Lizards will dig their claws into you and try to crawl away from whatever it is that is upsetting them. Sometimes they whip their tails around and try to puff up so they appear bigger and more threatening to whatever they perceive to be the threat. They also might gape as a warning or as another way to appear more dangerous.

Turtles or tortoises have the perfect way to show their dislike of their surroundings; they just retreat into their shell. This makes it very difficult to photograph them when they are stressed.

When a reptile is happy and comfortable being handled, it will rest comfortably on your hand or arm (Figure 4.11), looking around and flicking its tongue. It will move smoothly and not thrash around trying to get away.

With reptiles, you must rely on the pet owner to give you feedback on their behavior.
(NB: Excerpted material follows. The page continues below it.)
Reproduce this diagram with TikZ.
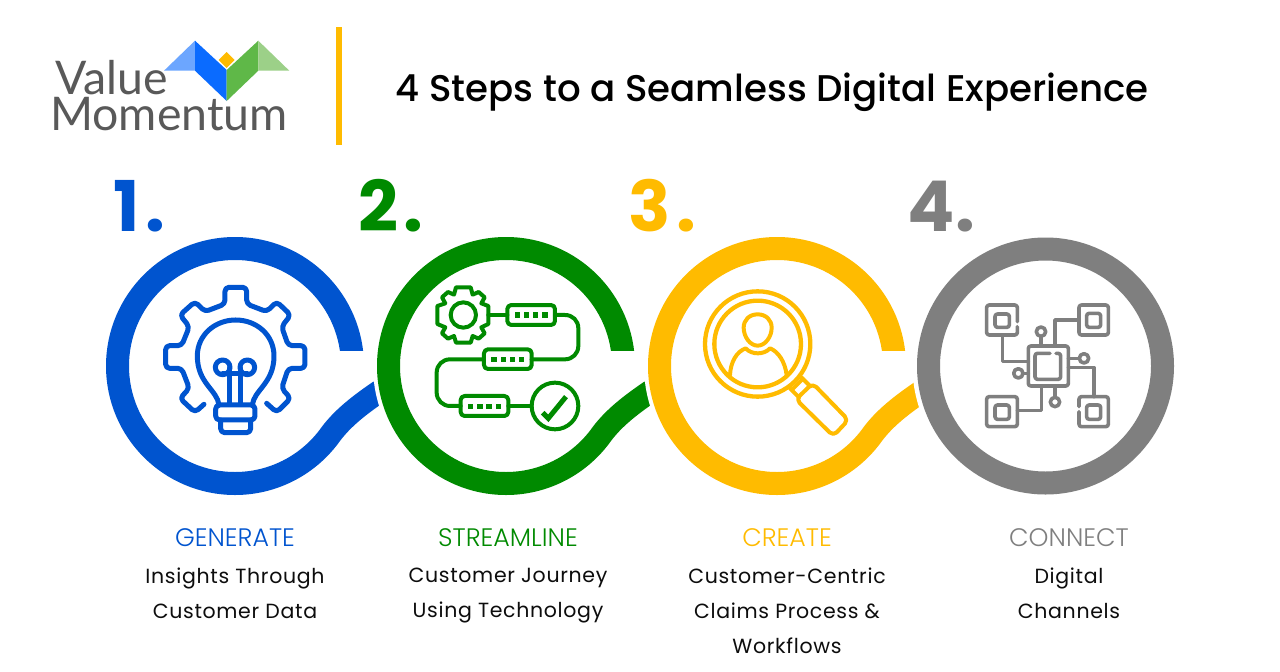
\documentclass[tikz,border=0pt]{standalone}
\usepackage{fontspec}
\setmainfont{Poppins}
\newfontfamily\pmed{Poppins Medium}
\newfontfamily\plight{Poppins Light}
\newfontfamily\logofont{Lato}
\definecolor{cblue}{HTML}{0054CF}
\definecolor{cgreen}{HTML}{008A00}
\definecolor{cyel}{HTML}{FFBB00}
\definecolor{cgray}{HTML}{7F7F7F}
\newcommand{\ringpath}[3]{%
  \draw[line width=23pt,#1,line cap=butt] (#2+117.5,366) arc[start angle=0,end angle=-323,x radius=117.5,y radius=117.5]
   .. controls (#2+105,421) and (#2+120,408) .. (#2+#3,391);
  \fill[white] (#2+100,351) rectangle (#2+132,368);
}
\tikzset{
  stepnum/.style={inner sep=0pt,anchor=base west,font=\fontsize{70}{70}\selectfont\bfseries\addfontfeatures{LetterSpace=#1}},
  stepnum/.default=8,
  head/.style={inner sep=0pt,font=\plight\fontsize{25.3}{28}\selectfont,anchor=center},
  body/.style={inner sep=0pt,font=\fontsize{20.5}{35}\selectfont\addfontfeatures{LetterSpace=3.3},align=center,text=black!95,anchor=north},
  ic/.style={line width=#1,line join=round,line cap=round},
}
\begin{document}
\begin{tikzpicture}[x=1pt,y=-1pt]
\useasboundingbox[fill=white] (0,0) rectangle (1280,672);
% logo
\fill[color={rgb,255:red,108;green,166;blue,255}] (164,70.7)--(195,40.7)--(195,70.7)--cycle;
\fill[color={rgb,255:red,10;green,107;blue,255}] (195,40.7)--(226.7,70)--(226.7,101)--(195,70.7)--cycle;
\fill[color={rgb,255:red,95;green,184;blue,72}] (226.7,70)--(258.3,40.7)--(258.3,70.7)--(226.7,101)--cycle;
\fill[color={rgb,255:red,156;green,208;blue,136}] (258.3,40.7)--(289.3,70.7)--(258.3,70.7)--cycle;
\fill[cyel] (226.7,52)--(234.7,60)--(226.7,68)--(218.7,60)--cycle;
\node[inner sep=0pt,anchor=south west,align=left,text={black!65},font=\logofont\fontsize{46.4}{36}\selectfont] (logo) at (50,131) {\hspace*{5pt}Value\\Momentum};
\fill[cyel] (336,27) rectangle (342,145);
\node[inner sep=0pt,anchor=base west,font=\pmed\fontsize{37.15}{37}\selectfont] (title) at (395.5,101) {4 Steps to a Seamless Digital Experience};
% numbers
\node[stepnum,text=cblue] (n1) at (113,231) {1.};
\node[stepnum,text=cgreen] (n2) at (358,231) {2.};
\node[stepnum,text=cyel] (n3) at (628,231) {3.};
\node[stepnum=1,text=cgray] (n4) at (907,231) {4.};
% rings
\ringpath{cblue}{235}{145}
\fill[white] (506,366) circle (133);
\ringpath{cgreen}{506}{145}
\fill[white] (777,366) circle (133);
\ringpath{cyel}{777}{145}
\fill[white] (1045.5,366) circle (133);
\draw[cgray,line width=23pt] (1045.5,366) circle (117);
% icon 1
\begin{scope}[shift={(100,230)},x=0.3333pt,y=-0.3333pt]
\draw[cblue,ic=5pt,rounded corners=4pt] (312,523)--(285,547)--(240,505)--(268,475)--(245,415)--(197,415)--(197,347)--(245,347)--(268,290)--(240,255)--(285,215)--(315,245)--(375,222)--(375,172)--(440,172)--(440,222)--(500,245)--(530,215)--(572,255)--(545,290)--(565,347)--(615,347)--(615,415)--(565,415)--(545,475)--(572,505)--(530,547)--(500,520);
\draw[cblue,ic=5pt] (357,525) .. controls (352,480) and (292,460) .. (292,378) .. controls (292,315) and (345,270) .. (407,270) .. controls (470,270) and (522,315) .. (522,378) .. controls (522,460) and (462,480) .. (457,525);
\draw[cblue,ic=5pt,rounded corners=4pt] (347,525) rectangle (465,570);
\draw[cblue,ic=5pt,rounded corners=4pt] (362,570) -- (362,608) -- (452,608) -- (452,570);
\draw[cblue,ic=5pt] (368,412) circle (22);
\draw[cblue,ic=5pt] (442,412) circle (22);
\draw[cblue,ic=5pt] (368,432) -- (442,432);
\draw[cblue,ic=5pt] (388,415) -- (388,523);
\draw[cblue,ic=5pt] (422,415) -- (422,523);
\end{scope}
% icon 2
\begin{scope}[shift={(420,270)},x=0.3333pt,y=-0.3333pt]
\draw[cgreen,ic=4pt,miter limit=2] plot[samples=1] coordinates {(130,52)(152,52)(158,74)(176,66)(194,82)(184,100)(205,108)(205,132)(205,162)(184,172)(194,190)(176,206)(158,198)(152,218)(130,218)(108,218)(102,198)(84,206)(66,190)(76,172)(52,162)(52,132)(52,108)(76,100)(66,82)(84,66)(102,74)(108,52)} -- cycle;
\draw[cgreen,ic=4pt] (130,135) circle (38);
\draw[cgreen,ic=4pt,rounded corners=4pt] (262,105) rectangle (405,165);
\draw[cgreen,ic=4pt,rounded corners=4pt] (192,238) rectangle (335,297);
\draw[cgreen,ic=4pt,rounded corners=4pt] (122,378) rectangle (265,438);
\foreach \xx/\yy in {292/135,320/135,347/135,375/135,222/268,250/268,277/268,305/268,152/410,180/410,207/410,235/410}
  \fill[cgreen] (\xx-8,\yy-8) rectangle (\xx+8,\yy+8);
\draw[cgreen,ic=4pt] (205,135)--(262,135);
\draw[cgreen,ic=4pt] (405,135)--(435,135) .. controls (458,135) and (475,152) .. (475,175) -- (475,228) .. controls (475,250) and (458,268) .. (435,268) -- (335,268);
\draw[cgreen,ic=4pt] (192,268)--(90,268) .. controls (68,268) and (50,285) .. (50,308) -- (50,368) .. controls (50,390) and (68,408) .. (90,408) -- (122,408);
\draw[cgreen,ic=4pt] (265,408)--(335,408);
\draw[cgreen,ic=4pt] (405,408) circle (70);
\draw[cgreen,line width=5pt] (368,428)--(385,445)--(438,380);
\end{scope}
% icon 3
\begin{scope}[shift={(690,280)},x=0.3333pt,y=-0.3333pt]
\draw[cyel,ic=4.3pt] (203,192) circle (158);
\draw[cyel,ic=4.3pt] (203,192) circle (130);
\draw[cyel,ic=4pt] (203,103) .. controls (178,103) and (161,120) .. (161,143) .. controls (161,170) and (180,197) .. (203,197) .. controls (226,197) and (245,170) .. (245,143) .. controls (245,120) and (228,103) .. (203,103) -- cycle;
\draw[cyel,ic=4pt] (120,285) .. controls (122,245) and (140,215) .. (167,205) .. controls (185,225) and (222,225) .. (240,205) .. controls (265,215) and (285,245) .. (290,285);
\draw[cyel,ic=4pt] (300,325)--(325,350);
\draw[cyel,ic=4pt] (335,293)--(360,318);
\draw[cyel,ic=4pt] (308,327)--(338,297);
\draw[cyel,ic=4pt,rounded corners=5pt] (318,358)--(368,310)--(475,420)--(430,468)--cycle;
\end{scope}
% icon 4
\begin{scope}[shift={(970,290)},x=0.3333pt,y=-0.3333pt]
\tikzset{ig/.style={cgray,ic=3.6pt,rounded corners=2.5pt}}
\draw[ig] (175,168) rectangle (295,288);
\draw[ig] (240,190)--(195,190)--(195,268)--(272,268)--(272,190)--(258,190);
\draw[ig] (142,95)--(142,45)--(50,45)--(50,135)--(142,135)--(142,110);
\draw[ig] (75,72) rectangle (118,112);
\draw[ig] (327,45) rectangle (415,135);
\draw[ig] (350,70) rectangle (392,112);
\draw[ig] (50,320) rectangle (142,410);
\draw[ig] (75,345) rectangle (118,388);
\draw[ig] (327,350)--(327,320)--(415,320)--(415,410)--(327,410)--(327,365);
\draw[ig] (350,345) rectangle (392,388);
\draw[ig,rounded corners=0pt] (97,135)--(97,215)--(175,215);
\draw[ig,rounded corners=0pt] (327,90)--(255,90)--(255,168);
\draw[ig,rounded corners=0pt] (213,168)--(213,140);
\draw[ig,rounded corners=0pt] (213,125) circle (14);
\draw[ig,rounded corners=0pt] (295,205)--(328,205);
\draw[ig,rounded corners=0pt] (342,205) circle (14);
\draw[ig,rounded corners=0pt] (295,233)--(372,233)--(372,320);
\draw[ig,rounded corners=0pt] (175,250)--(158,250);
\draw[ig,rounded corners=0pt] (145,250) circle (14);
\draw[ig,rounded corners=0pt] (215,288)--(215,362)--(142,362);
\draw[ig,rounded corners=0pt] (255,288)--(255,322);
\draw[ig,rounded corners=0pt] (255,336) circle (14);
\end{scope}
% labels
\node[head,text=cblue] (h1) at (235,538) {GENERATE};
\node[head,text=cgreen] (h2) at (508,538) {STREAMLINE};
\node[head,text=cyel] (h3) at (787,538) {CREATE};
\node[head,text=cgray] (h4) at (1069,538) {CONNECT};
\node[body] (b1) at (235,567.5) {Insights Through\\Customer Data};
\node[body] (b2) at (508,567.5) {Customer Journey\\Using Technology};
\node[body] (b3) at (787,567.5) {Customer-Centric\\Claims Process \&\\Workflows};
\node[body] (b4) at (1069,567.5) {Digital\\Channels};
\end{tikzpicture}
\end{document}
But in general, you need to move calmly and avoid making big, sudden movements.

Figure 4.11

Figure 4.11 A nonaggressive, happy lizard just hanging out on his owner’s hand.

Nikon D4 • ISO 800 • 1/250 sec. • f/11 • 105mm lens


The signs of stress in birds can include feather picking, ruffled feathers, pacing, and even some biting. All of these behaviors make a stressed bird very difficult to photograph. Birds are very sensitive to changes in their environment and can stress over even minor changes, including the introduction of a new person with a large camera that produces shutter noise. You need to take it slow: Start off with a longer lens at a greater distance, and don’t make any sudden moves around birds. It’s always a good idea to discuss the best way to approach the bird with the owner. A happy bird will sit comfortably on a perch, as shown in Figure 4.12.

Birds can be very cute, but keep in mind that they can have sharp beaks and claws, so pay attention to their movements, especially when you’re working in close.